La 1ª lectura de la Misa de hoy, fiesta de “la Candelaria” o de las luces, está tomada del profeta Malaquías. Anuncia la llegada del Señor a esta tierra, a la que envía por delante un mensajero, que le prepare el camino. El Señor será en el santuario como un fuego de fundidor, que refine a los miembros de la tribu de Leví como se refina la plata y el oro. De ese modo, los sacerdotes presentarán al Señor las ofrendas de un modo adecuado, de suerte que resulten del agrado de Dios.
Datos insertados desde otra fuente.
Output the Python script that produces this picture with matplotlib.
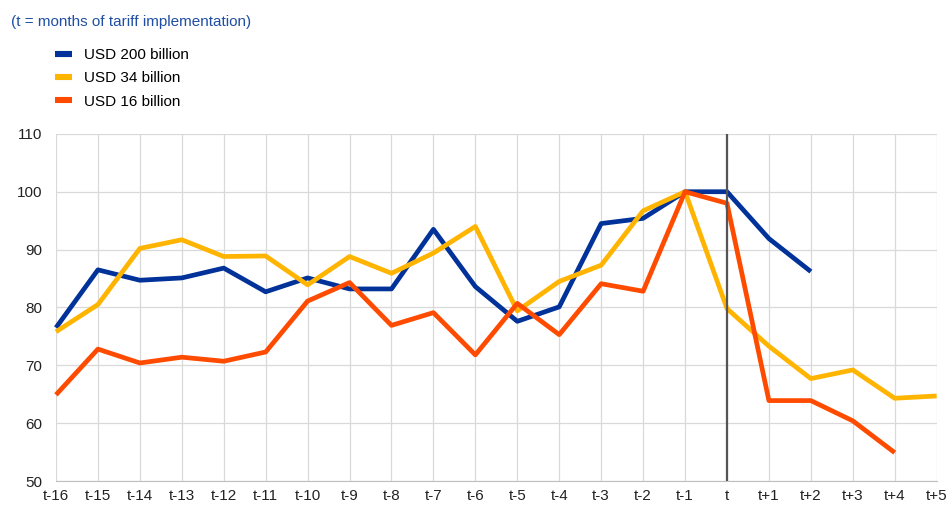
"""Import volumes around tariff implementation (index, t-1 = 100)."""

import matplotlib
matplotlib.use('Agg')
from matplotlib import pyplot as plot

# data
periods = ['t-16', 't-15', 't-14', 't-13', 't-12', 't-11', 't-10', 't-9', 't-8', 't-7', 't-6',
           't-5', 't-4', 't-3', 't-2', 't-1', 't', 't+1', 't+2', 't+3', 't+4', 't+5']
usd_200 = [76.5, 86.5, 84.7, 85.1, 86.8, 82.7, 85.1, 83.2, 83.2, 93.5, 83.6,
           77.6, 80.1, 94.5, 95.4, 100.0, 100.0, 91.9, 86.2]
usd_34 = [75.8, 80.5, 90.2, 91.7, 88.8, 88.9, 83.9, 88.8, 85.9, 89.4, 94.0,
          79.4, 84.5, 87.3, 96.7, 100.0, 79.8, 73.3, 67.7, 69.2, 64.3, 64.7]
usd_16 = [64.9, 72.8, 70.4, 71.4, 70.7, 72.3, 81.1, 84.3, 76.9, 79.1, 71.8,
          80.7, 75.3, 84.1, 82.8, 100.0, 98.0, 63.9, 63.9, 60.4, 54.9]
series = [('USD 200 billion', usd_200, '#003299'),
          ('USD 34 billion', usd_34, '#FFB400'),
          ('USD 16 billion', usd_16, '#FF4B00')]

plot.rcParams['font.family'] = ['Liberation Sans', 'DejaVu Sans']

figure = plot.figure(figsize=(9.49, 5.09), dpi=100)
figure.set_facecolor('white')
ax = figure.add_axes([0.059, 0.055, 0.928, 0.682])

x = list(range(len(periods)))
for label, values, color in series:
    ax.plot(x[:len(values)], values, color=color, lw=3.4, label=label,
            solid_capstyle='butt', zorder=30, clip_on=False)

# implementation month marker
ax.axvline(periods.index('t'), color='#555555', lw=1.6, zorder=40)

ax.set_xlim(0, len(periods) - 1)
ax.set_ylim(50, 110)
ax.set_xticks(x)
ax.set_xticklabels(periods)
ax.set_yticks(range(50, 111, 10))
ax.grid(True, color='#d9d9d9', lw=0.9, zorder=0)
ax.set_axisbelow(True)
for side in 'top', 'right', 'left':
    ax.spines[side].set_visible(False)
ax.spines['bottom'].set_color('#bfbfbf')
ax.tick_params(axis='both', which='both', length=0, labelsize=11, colors='#222222')
ax.tick_params(axis='y', pad=10)
ax.tick_params(axis='x', pad=6)

figure.text(0.012, 0.957, '(t = months of tariff implementation)', color='#1f4ea3',
            fontsize=11, ha='left', va='center')
legend = ax.legend(loc='upper left', bbox_to_anchor=(0.052, 0.918),
                   bbox_transform=figure.transFigure, frameon=False, fontsize=11,
                   handlelength=1.1, handletextpad=0.8, labelspacing=0.62, borderaxespad=0)
for handle in legend.get_lines():
    handle.set_linewidth(4.4)

figure.savefig('out.png', dpi=100)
La Carta a los Hebreos nos indica que Jesús participó de nuestra carne y sangre, haciéndose en todo semejante a nosotros, menos en el pecado. Entregándose a la muerte, venció al enemigo del hombre, al príncipe del mal, y liberó a los que, por temor a esa muerte, le estaban sometidos como esclavos. Con espíritu compasivo, tiende la mano a los hijos de Abraham, para ser de ese modo un pontífice santo y fiel en lo que a Dios se refiere, y así expiar los pecados del pueblo. El hecho de tener que sufrir el dolor, hace que pueda comprender mejor que nadie a sus hermanos.
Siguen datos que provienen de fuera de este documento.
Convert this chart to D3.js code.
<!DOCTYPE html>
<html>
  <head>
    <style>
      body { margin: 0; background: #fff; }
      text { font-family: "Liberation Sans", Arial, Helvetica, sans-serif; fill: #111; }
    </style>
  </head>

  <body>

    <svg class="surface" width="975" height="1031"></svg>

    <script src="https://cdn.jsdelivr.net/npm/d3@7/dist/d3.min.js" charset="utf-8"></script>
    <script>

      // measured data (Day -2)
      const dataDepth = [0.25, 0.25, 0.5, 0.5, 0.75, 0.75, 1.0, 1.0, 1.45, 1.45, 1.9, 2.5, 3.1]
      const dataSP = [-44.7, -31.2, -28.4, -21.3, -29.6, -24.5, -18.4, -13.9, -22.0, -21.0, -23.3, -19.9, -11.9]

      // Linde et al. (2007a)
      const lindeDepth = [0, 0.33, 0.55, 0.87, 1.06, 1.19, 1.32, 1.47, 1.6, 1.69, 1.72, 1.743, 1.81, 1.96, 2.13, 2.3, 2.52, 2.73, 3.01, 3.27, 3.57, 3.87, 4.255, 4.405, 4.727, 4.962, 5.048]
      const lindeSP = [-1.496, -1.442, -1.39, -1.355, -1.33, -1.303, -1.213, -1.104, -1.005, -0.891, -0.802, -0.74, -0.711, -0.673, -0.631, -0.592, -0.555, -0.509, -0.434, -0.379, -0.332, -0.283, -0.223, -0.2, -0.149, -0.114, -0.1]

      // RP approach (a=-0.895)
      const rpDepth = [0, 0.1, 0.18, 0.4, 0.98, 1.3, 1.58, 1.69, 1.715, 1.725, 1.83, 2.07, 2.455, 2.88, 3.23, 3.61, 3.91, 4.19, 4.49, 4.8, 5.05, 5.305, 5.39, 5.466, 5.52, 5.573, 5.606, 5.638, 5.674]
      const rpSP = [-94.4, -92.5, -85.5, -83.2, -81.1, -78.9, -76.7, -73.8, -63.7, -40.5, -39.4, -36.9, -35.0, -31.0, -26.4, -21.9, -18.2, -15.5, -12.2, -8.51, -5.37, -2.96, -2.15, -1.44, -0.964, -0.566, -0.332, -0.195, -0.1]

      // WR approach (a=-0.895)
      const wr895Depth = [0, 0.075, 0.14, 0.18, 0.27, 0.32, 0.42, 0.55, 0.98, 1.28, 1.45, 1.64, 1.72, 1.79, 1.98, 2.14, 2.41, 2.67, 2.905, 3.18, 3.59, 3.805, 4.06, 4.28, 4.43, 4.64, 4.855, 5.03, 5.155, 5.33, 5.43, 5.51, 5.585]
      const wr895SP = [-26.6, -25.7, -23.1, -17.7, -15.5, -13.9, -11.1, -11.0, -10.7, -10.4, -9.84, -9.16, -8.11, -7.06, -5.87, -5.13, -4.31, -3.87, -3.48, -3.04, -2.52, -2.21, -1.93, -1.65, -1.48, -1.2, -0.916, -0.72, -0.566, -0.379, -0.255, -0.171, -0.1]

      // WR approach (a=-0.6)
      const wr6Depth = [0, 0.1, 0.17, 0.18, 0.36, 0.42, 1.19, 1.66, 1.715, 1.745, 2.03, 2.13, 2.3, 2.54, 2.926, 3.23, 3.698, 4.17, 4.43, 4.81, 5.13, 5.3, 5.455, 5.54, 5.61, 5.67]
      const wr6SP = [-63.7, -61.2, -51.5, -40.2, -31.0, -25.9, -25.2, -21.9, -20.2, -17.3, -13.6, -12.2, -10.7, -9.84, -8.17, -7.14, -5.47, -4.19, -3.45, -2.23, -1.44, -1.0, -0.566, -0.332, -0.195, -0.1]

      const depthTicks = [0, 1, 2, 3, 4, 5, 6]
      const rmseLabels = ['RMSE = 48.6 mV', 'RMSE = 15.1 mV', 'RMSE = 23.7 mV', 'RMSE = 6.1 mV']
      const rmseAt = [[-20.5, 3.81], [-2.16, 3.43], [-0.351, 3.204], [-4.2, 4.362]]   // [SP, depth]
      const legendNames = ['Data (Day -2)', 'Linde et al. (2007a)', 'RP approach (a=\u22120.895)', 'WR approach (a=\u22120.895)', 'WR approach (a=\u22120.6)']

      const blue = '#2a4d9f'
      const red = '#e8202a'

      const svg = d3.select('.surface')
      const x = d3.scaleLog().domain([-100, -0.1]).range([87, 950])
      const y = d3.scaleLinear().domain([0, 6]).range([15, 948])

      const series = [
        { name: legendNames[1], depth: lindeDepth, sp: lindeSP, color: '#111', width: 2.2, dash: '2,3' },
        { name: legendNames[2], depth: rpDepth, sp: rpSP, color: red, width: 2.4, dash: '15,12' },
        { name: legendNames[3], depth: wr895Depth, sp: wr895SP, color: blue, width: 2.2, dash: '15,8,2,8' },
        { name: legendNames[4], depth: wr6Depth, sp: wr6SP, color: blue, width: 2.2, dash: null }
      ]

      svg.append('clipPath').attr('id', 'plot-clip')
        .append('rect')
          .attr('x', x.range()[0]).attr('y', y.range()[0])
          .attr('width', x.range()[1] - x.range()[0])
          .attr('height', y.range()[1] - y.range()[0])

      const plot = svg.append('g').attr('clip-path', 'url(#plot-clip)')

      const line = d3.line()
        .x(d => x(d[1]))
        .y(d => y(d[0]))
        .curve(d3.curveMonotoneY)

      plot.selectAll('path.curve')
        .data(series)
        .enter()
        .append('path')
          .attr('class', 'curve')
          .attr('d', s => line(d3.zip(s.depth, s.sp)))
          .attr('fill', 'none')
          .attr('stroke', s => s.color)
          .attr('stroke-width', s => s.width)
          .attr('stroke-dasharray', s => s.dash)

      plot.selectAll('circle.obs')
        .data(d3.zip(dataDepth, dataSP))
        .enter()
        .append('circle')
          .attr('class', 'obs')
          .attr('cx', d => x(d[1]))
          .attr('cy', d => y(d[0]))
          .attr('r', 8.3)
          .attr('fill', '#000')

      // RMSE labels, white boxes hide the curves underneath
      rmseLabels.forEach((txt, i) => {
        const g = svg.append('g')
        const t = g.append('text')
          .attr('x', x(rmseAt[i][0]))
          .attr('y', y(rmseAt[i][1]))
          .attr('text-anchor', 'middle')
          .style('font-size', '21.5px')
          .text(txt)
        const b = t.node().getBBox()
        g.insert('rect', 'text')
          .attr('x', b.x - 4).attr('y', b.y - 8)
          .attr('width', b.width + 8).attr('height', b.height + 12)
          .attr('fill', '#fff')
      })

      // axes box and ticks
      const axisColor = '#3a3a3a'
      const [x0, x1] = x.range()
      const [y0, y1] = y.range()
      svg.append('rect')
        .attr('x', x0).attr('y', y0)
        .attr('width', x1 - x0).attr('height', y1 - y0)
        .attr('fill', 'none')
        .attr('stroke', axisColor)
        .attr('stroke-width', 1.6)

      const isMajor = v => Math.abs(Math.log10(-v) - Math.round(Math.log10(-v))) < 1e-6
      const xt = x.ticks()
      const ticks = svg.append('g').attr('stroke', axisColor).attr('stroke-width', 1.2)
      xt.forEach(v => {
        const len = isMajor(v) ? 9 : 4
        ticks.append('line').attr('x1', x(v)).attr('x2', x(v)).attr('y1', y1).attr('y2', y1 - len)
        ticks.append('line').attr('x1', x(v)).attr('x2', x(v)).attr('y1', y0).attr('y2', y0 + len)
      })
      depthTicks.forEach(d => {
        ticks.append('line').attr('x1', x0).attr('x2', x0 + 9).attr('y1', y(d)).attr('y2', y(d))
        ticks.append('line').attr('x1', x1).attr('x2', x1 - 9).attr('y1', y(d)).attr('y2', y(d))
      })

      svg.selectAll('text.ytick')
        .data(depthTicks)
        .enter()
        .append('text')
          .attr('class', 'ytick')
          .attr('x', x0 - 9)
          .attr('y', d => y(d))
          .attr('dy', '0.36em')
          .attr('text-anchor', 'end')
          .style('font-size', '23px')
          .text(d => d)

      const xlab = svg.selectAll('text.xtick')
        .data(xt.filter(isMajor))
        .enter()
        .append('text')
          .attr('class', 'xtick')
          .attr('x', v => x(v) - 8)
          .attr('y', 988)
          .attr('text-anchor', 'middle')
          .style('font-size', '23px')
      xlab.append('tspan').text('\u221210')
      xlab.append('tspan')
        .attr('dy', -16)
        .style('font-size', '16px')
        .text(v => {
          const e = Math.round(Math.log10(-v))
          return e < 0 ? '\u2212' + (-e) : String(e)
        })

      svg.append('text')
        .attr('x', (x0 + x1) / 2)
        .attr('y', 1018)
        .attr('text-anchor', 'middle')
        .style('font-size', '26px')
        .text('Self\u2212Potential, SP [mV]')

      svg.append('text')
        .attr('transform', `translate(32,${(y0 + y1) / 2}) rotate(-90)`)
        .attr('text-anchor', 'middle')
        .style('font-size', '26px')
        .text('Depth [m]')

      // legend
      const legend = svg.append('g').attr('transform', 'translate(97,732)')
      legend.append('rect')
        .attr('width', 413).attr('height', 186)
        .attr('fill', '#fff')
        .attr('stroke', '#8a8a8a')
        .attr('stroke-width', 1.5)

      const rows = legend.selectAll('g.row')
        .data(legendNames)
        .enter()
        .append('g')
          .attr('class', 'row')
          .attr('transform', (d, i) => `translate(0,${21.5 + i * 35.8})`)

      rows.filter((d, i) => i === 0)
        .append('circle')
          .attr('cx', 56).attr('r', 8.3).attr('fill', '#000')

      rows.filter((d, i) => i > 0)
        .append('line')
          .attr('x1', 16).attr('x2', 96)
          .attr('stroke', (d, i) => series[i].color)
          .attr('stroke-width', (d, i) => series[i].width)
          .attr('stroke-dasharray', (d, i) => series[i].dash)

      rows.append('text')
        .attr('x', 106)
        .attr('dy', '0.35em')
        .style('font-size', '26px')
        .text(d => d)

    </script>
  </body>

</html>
El Evangelio muestra a Jesús llevado al templo por Jesús y María, y presentado allí como primogénito. Le salen al encuentro los ancianos Simeón y Ana. El primero da gracias a Dios por haberle mantenido la vida, tal como el Espíritu Santo le había manifestado. De ese modo pudo ver con sus ojos al Mesías, al Salvador del hombre: luz que ilumina a los gentiles y gloria de Israel, su pueblo santo. Le dice a María que, merced a su hijo, muchos de Israel caerán y se levantarán; y que a ella una espada le traspasará el alma. Ana, fiel a Dios en los diversos estados por los que pasó en su vida, daba gracias al Señor y comentaba lo que el Espíritu le sugería a propósito de aquel niño, a quienes esperaban la liberación de Israel. Una vez finalizado aquel rito, se volvieron a Nazaret, donde el niño creció y se desarrolló en todos los ámbitos de la vida.